Heavenly, but difficult to love
My first impressions on this product come from its packaging. I give it a solid A+ and a massive gold star for aesthetics.
Metallic blue and a creamy color profile that screams, “I’m fancy, gluten-free, and better for you.”
They had me dreaming of my homemade blueberry pound cake with lemon drizzle, so you know my expectations were sky-high.
Heavenly Hunks are Non-GMO verified, Dairy-Free, Certified Vegan, Certified Gluten-Free, and even Glyphosate Residue Free (because who wants herbicides in their treats?).
And what’s even better?
They’re made with real, simple ingredients.
Ingredients: Gluten free oats, brown rice syrup, cane sugar, palm kernel and palm oil, blueberries, coconut, sorghum flour, tapioca flour, potato starch, sea salt, natural flavors, sunflower lecithin (an emuslifier), Vitamin E.

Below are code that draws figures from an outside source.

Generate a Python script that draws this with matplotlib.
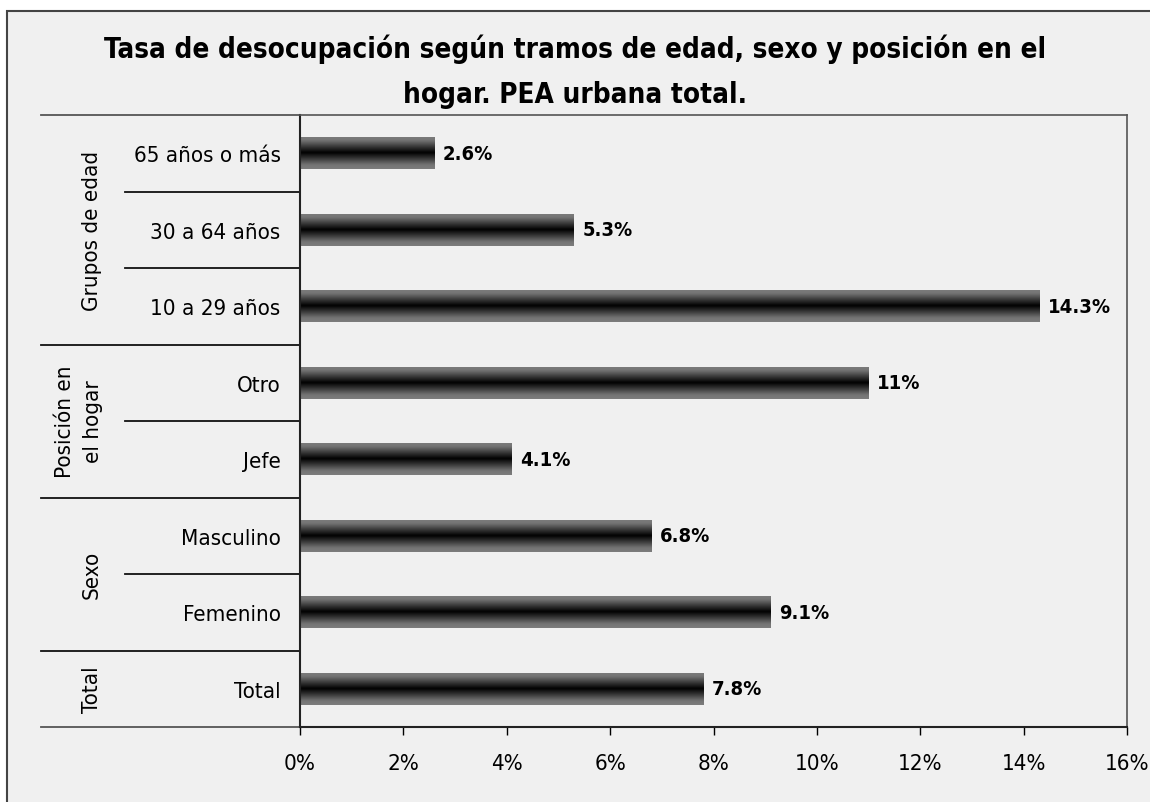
import numpy as np
import matplotlib
matplotlib.use("Agg")
import matplotlib.pyplot as plt
from matplotlib.patches import Rectangle
from matplotlib.colors import LinearSegmentedColormap

plt.rcParams['font.family'] = ['DejaVu Sans']
plt.rcParams['font.stretch'] = 'condensed'

# datos (de abajo hacia arriba)
categorias = ['Total', 'Femenino', 'Masculino', 'Jefe', 'Otro',
              '10 a 29 años', '30 a 64 años', '65 años o más']
valores = [7.8, 9.1, 6.8, 4.1, 11.0, 14.3, 5.3, 2.6]
etiquetas = ['7.8%', '9.1%', '6.8%', '4.1%', '11%', '14.3%', '5.3%', '2.6%']
grupos = ['Total', 'Sexo', 'Posición en\nel hogar', 'Grupos de edad']
grupo_tamanos = [1, 2, 2, 3]
ticks_x = [0, 2, 4, 6, 8, 10, 12, 14, 16]

titulo = 'Tasa de desocupación según tramos de edad, sexo y posición en el\nhogar. PEA urbana total.'

W, H = 1150, 803
bg = '#f0f0f0'
fig = plt.figure(figsize=(W / 100, H / 100), dpi=100, facecolor='white')

# marco exterior (lados derecho e inferior quedan fuera de la imagen)
fig.patches.append(Rectangle((7 / W, -0.05), 1.1, 1.05 - 12 / H,
                             transform=fig.transFigure, facecolor=bg,
                             edgecolor='#444444', linewidth=1.5, zorder=-5))

fig.text(0.5, 1 - 72 / H, titulo, ha='center', va='center',
         fontsize=20, fontweight='bold', linespacing=1.75)

x0, x1, y_top, y_bot = 300, 1127, 116, 728
ax = fig.add_axes([x0 / W, 1 - y_bot / H, (x1 - x0) / W, (y_bot - y_top) / H])
ax.set_facecolor(bg)

pos = np.arange(len(categorias))
bars = ax.barh(pos, valores, height=0.42, color='none', edgecolor='none')

cmap = LinearSegmentedColormap.from_list(
    'barra', [(0, '#7c7c7c'), (0.12, '#747474'), (0.5, '#000000'),
              (0.88, '#747474'), (1, '#7c7c7c')])
grad = np.linspace(0, 1, 64).reshape(-1, 1)
for b in bars:
    bx, by = b.get_x(), b.get_y()
    im = ax.imshow(grad, cmap=cmap, aspect='auto', interpolation='bilinear',
                   extent=[bx, bx + b.get_width(), by, by + b.get_height()],
                   zorder=2)
    im.set_clip_path(b)

for p, v, t in zip(pos, valores, etiquetas):
    ax.annotate(t, (v, p), xytext=(6, 0), textcoords='offset points',
                ha='left', va='center', fontsize=14.5, fontweight='bold')

ax.set_xlim(0, 16)
ax.set_ylim(-0.5, len(categorias) - 0.5)
ax.set_xticks(ticks_x)
ax.set_xticklabels([f'{t}%' for t in ticks_x], fontsize=16)
ax.set_yticks(pos)
ax.set_yticklabels(categorias, fontsize=16)
ax.tick_params(axis='y', length=0, pad=14)
ax.tick_params(axis='x', direction='out', length=6, width=1, pad=13)

for s in ['top', 'right']:
    ax.spines[s].set_color('#555555')
    ax.spines[s].set_linewidth(1.2)
for s in ['left', 'bottom']:
    ax.spines[s].set_color('#222222')
    ax.spines[s].set_linewidth(1.5)

# separadores de la tabla de categorías
trans = ax.get_yaxis_transform()
xg = (41 - x0) / (x1 - x0)
xc = (125 - x0) / (x1 - x0)
limites = np.cumsum([0] + grupo_tamanos) - 0.5
for k in range(len(categorias) + 1):
    yk = k - 0.5
    xs = xg if yk in limites else xc
    col = '#555555' if k in (0, len(categorias)) else '#111111'
    ax.plot([xs, 0], [yk, yk], transform=trans, color=col, lw=1.3, clip_on=False)

# etiquetas de grupo
xlab = {'Posición en\nel hogar': (79 - x0) / (x1 - x0)}
for g, a, b in zip(grupos, limites[:-1], limites[1:]):
    ax.text(xlab.get(g, (92 - x0) / (x1 - x0)), (a + b) / 2, g, transform=trans,
            rotation=90, ha='center', va='center', fontsize=16,
            linespacing=1.55, clip_on=False)

fig.savefig('out.png', dpi=100, facecolor='white')
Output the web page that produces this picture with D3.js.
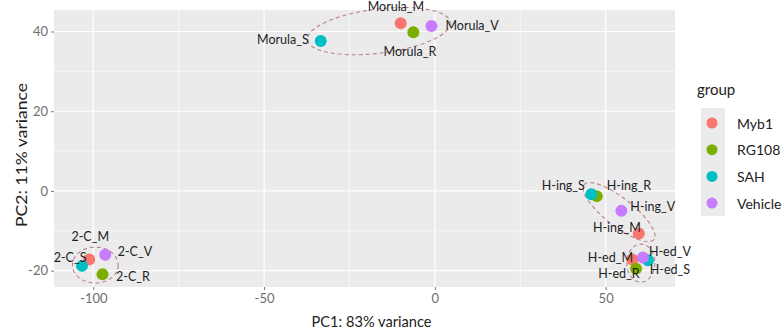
<!DOCTYPE html>
<html><head><meta charset="utf-8">
<script src="https://cdn.jsdelivr.net/npm/d3@7"></script>
<style>body{margin:0;background:#fff}svg{display:block}</style>
</head><body>
<svg id="c" width="782" height="335"></svg>
<script>
// ---- data ----
const groups = ["Myb1","RG108","SAH","Vehicle"];
const groupColors = ["#F8766D","#7CAE00","#00BFC4","#C77CFF"];
const sampleNames = ["Morula_M","Morula_R","Morula_S","Morula_V",
  "2-C_M","2-C_R","2-C_S","2-C_V",
  "H-ing_M","H-ing_R","H-ing_S","H-ing_V",
  "H-ed_M","H-ed_R","H-ed_S","H-ed_V"];
const sampleGroup = ["Myb1","RG108","SAH","Vehicle","Myb1","RG108","SAH","Vehicle",
  "Myb1","RG108","SAH","Vehicle","Myb1","RG108","SAH","Vehicle"];
const pc1 = [-10.0,-6.3,-33.4,-1.0, -101.2,-97.3,-103.3,-96.5, 59.7,47.4,45.8,54.6, 57.8,58.9,62.4,60.9];
const pc2 = [42.1,39.8,37.6,41.4, -17.2,-20.9,-18.8,-16.0, -10.7,-1.3,-0.8,-5.0, -17.2,-19.5,-17.4,-16.7];
// repelled label anchor positions (data units)
const labelPC1 = [-11.4,-7.3,-44.5,10.9, -100.9,-88.4,-106.8,-87.8, 53.3,56.8,37.6,63.8, 51.4,53.9,68.8,68.8];
const labelPC2 = [46.2,34.9,37.9,41.6, -11.5,-21.5,-16.6,-15.2, -9.1,1.3,1.3,-3.8, -16.6,-20.6,-19.8,-15.1];
// cluster ellipses: centre and conjugate semi-axis vectors (data units)
const ellipseNames = ["Morula","2-C","H-ing","H-ed"];
const ellipseCx = [-16.4,-99.4,53.9,60.3];
const ellipseCy = [40.1,-18.6,-5.3,-18.1];
const ellipseAx = [20.9,6.7,10.25,4.1];
const ellipseAy = [2.2,0,-6.87,0];
const ellipseBx = [0.8,0,-2.52,0];
const ellipseBy = [-5.5,-4.5,-2.76,-4.77];
const xTicks = [-100,-50,0,50];
const yTicks = [-20,0,20,40];
const xTitle = "PC1: 83% variance";
const yTitle = "PC2: 11% variance";
const legendTitle = "group";

// ---- layout ----
const svg = d3.select("#c");
const P = {l:54, r:675, t:10, b:287};
const x = d3.scaleLinear().domain([-111.5,70.3]).range([P.l,P.r]);
const y = d3.scaleLinear().domain([-24.1,45.4]).range([P.b,P.t]);
const color = d3.scaleOrdinal().domain(groups).range(groupColors);
const FONT = "Lato, 'Open Sans', sans-serif";

svg.append("rect").attr("x",P.l).attr("y",P.t).attr("width",P.r-P.l).attr("height",P.b-P.t).attr("fill","#EBEBEB");
const g = svg.append("g");
// minor grid
const xMinor = xTicks.slice(0,-1).map((d,i)=>(d+xTicks[i+1])/2);
const yMinor = yTicks.slice(0,-1).map((d,i)=>(d+yTicks[i+1])/2);
g.selectAll(".xm").data(xMinor).join("line").attr("x1",d=>x(d)).attr("x2",d=>x(d)).attr("y1",P.t).attr("y2",P.b).attr("stroke","#fff").attr("stroke-width",0.6);
g.selectAll(".ym").data(yMinor).join("line").attr("y1",d=>y(d)).attr("y2",d=>y(d)).attr("x1",P.l).attr("x2",P.r).attr("stroke","#fff").attr("stroke-width",0.6);
g.selectAll(".xg").data(xTicks).join("line").attr("x1",d=>x(d)).attr("x2",d=>x(d)).attr("y1",P.t).attr("y2",P.b).attr("stroke","#fff").attr("stroke-width",1.2);
g.selectAll(".yg").data(yTicks).join("line").attr("y1",d=>y(d)).attr("y2",d=>y(d)).attr("x1",P.l).attr("x2",P.r).attr("stroke","#fff").attr("stroke-width",1.2);

// axes
const xa = svg.append("g").attr("transform",`translate(0,${P.b})`).call(d3.axisBottom(x).tickValues(xTicks).tickSize(3).tickPadding(4).tickFormat(d3.format("d")));
const ya = svg.append("g").attr("transform",`translate(${P.l},0)`).call(d3.axisLeft(y).tickValues(yTicks).tickSize(3).tickPadding(3).tickFormat(d3.format("d")));
[xa,ya].forEach(a=>{a.select(".domain").remove();a.selectAll("line").attr("stroke","#7a7a7a");
  a.selectAll("text").attr("fill","#6e6e6e").attr("font-size",13).attr("font-family",FONT);});
xa.selectAll("text").text(d=>d<0?"-"+Math.abs(d):d);
ya.selectAll("text").text(d=>d<0?"-"+Math.abs(d):d);

// ellipses
const ts = d3.range(0,Math.PI*2+0.01,Math.PI/60);
ellipseNames.forEach((n,i)=>{
  const pts = ts.map(t=>[x(ellipseCx[i]+ellipseAx[i]*Math.cos(t)+ellipseBx[i]*Math.sin(t)),
                         y(ellipseCy[i]+ellipseAy[i]*Math.cos(t)+ellipseBy[i]*Math.sin(t))]);
  svg.append("path").attr("d",d3.line()(pts)+"Z").attr("fill","none").attr("stroke","#b9808c").attr("stroke-width",1.1).attr("stroke-dasharray","4,3");
});

// points
const idx = d3.range(sampleNames.length);
svg.selectAll(".pt").data(idx).join("circle").attr("cx",i=>x(pc1[i])).attr("cy",i=>y(pc2[i])).attr("r",6).attr("fill",i=>color(sampleGroup[i]));
// labels
svg.selectAll(".lb").data(idx).join("text").attr("x",i=>x(labelPC1[i])).attr("y",i=>y(labelPC2[i]))
  .attr("text-anchor","middle").attr("dominant-baseline","central").attr("font-family",FONT).attr("font-size",12.5).attr("fill","#1e1e1e").text(i=>sampleNames[i]);

// axis titles
svg.append("text").attr("x",(P.l+P.r)/2+7).attr("y",327).attr("text-anchor","middle").attr("font-family",FONT).attr("font-size",15).attr("fill","#222")
  .attr("textLength",120).attr("lengthAdjust","spacingAndGlyphs").text(xTitle);
svg.append("text").attr("transform","translate(27,155) rotate(-90)").attr("text-anchor","middle").attr("font-family",FONT).attr("font-size",15).attr("fill","#222")
  .attr("textLength",144).attr("lengthAdjust","spacingAndGlyphs").text(yTitle);

// legend
const L = svg.append("g");
L.append("text").attr("x",697).attr("y",95).attr("font-family",FONT).attr("font-size",15).attr("fill","#222").text(legendTitle);
L.append("rect").attr("x",701).attr("y",108).attr("width",24).attr("height",108).attr("fill","#EBEBEB");
L.selectAll(".lk").data(groups).join("circle").attr("cx",712).attr("cy",(d,i)=>123+i*26.7).attr("r",5.5).attr("fill",d=>color(d));
L.selectAll(".lt").data(groups).join("text").attr("x",737).attr("y",(d,i)=>123+i*26.7).attr("dominant-baseline","central")
  .attr("font-family",FONT).attr("font-size",14).attr("fill","#222").text(d=>d);
</script>
</body></html>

“We don’t use any ingredient you couldn’t find in your own kitchen”
The hunks smell of blueberry and oatmeal —like a Nutrigrain bar’s cooler cousin who’s vegan, gluten-free, and shops exclusively at farmers' markets.
Lemon? Oh, honey, she’s shy. You’ll get a kiss of lemon glaze if you really squint your taste buds.
I was chewing on texture for the entirety of the bite-sized snack. These hunks are oat-forward with a coconut twist.
If you’re not into coconut, you might want to swipe left.
There’s WHOLE blueberries in these?! Plump, flavorful, and perfectly harmonizing with the oat-coconut combo.
Honestly, the flavor balance? Chef’s kiss.
The bag says there are five servings.
Five servings?! Who’s eating just one hunk and calling it a day?
Certainly not me.
That’s not a snack; that’s foreplay.
I managed two before feeling satisfied, which was both surprising and mildly annoying.
Here’s where my hunk romance took a turn.
The bag says to refrigerate after opening.
Cool, I followed instructions like a responsible adult.
But when I went back for round two, my hunks had turned into cold, hard heartbreakers. I felt personally victimized by Heavenly Hunks.
So why did I need to refrigerate these again??
Anyway, luckily after some thawing (and glaring), they softened back to their original, chewy glory.
But really, where was the disclaimer about needing a PhD in snack storage to enjoy these properly?
Are they heavenly? Eh, more like “pretty damn good.” They’re tasty, satisfying, and guilt-free.
(Maybe guilt free?…I ate the whole bag…except one just to refrigerate and try).
But they’re also a bit high-maintenance for something that costs $4.39 a bag—or $35 if you’re feeling impulsive.
Would I buy them again? Sure, but only if they come with a manual on proper refrigeration etiquette (and probably a bigger bag. I can’t commit to six bags at a time).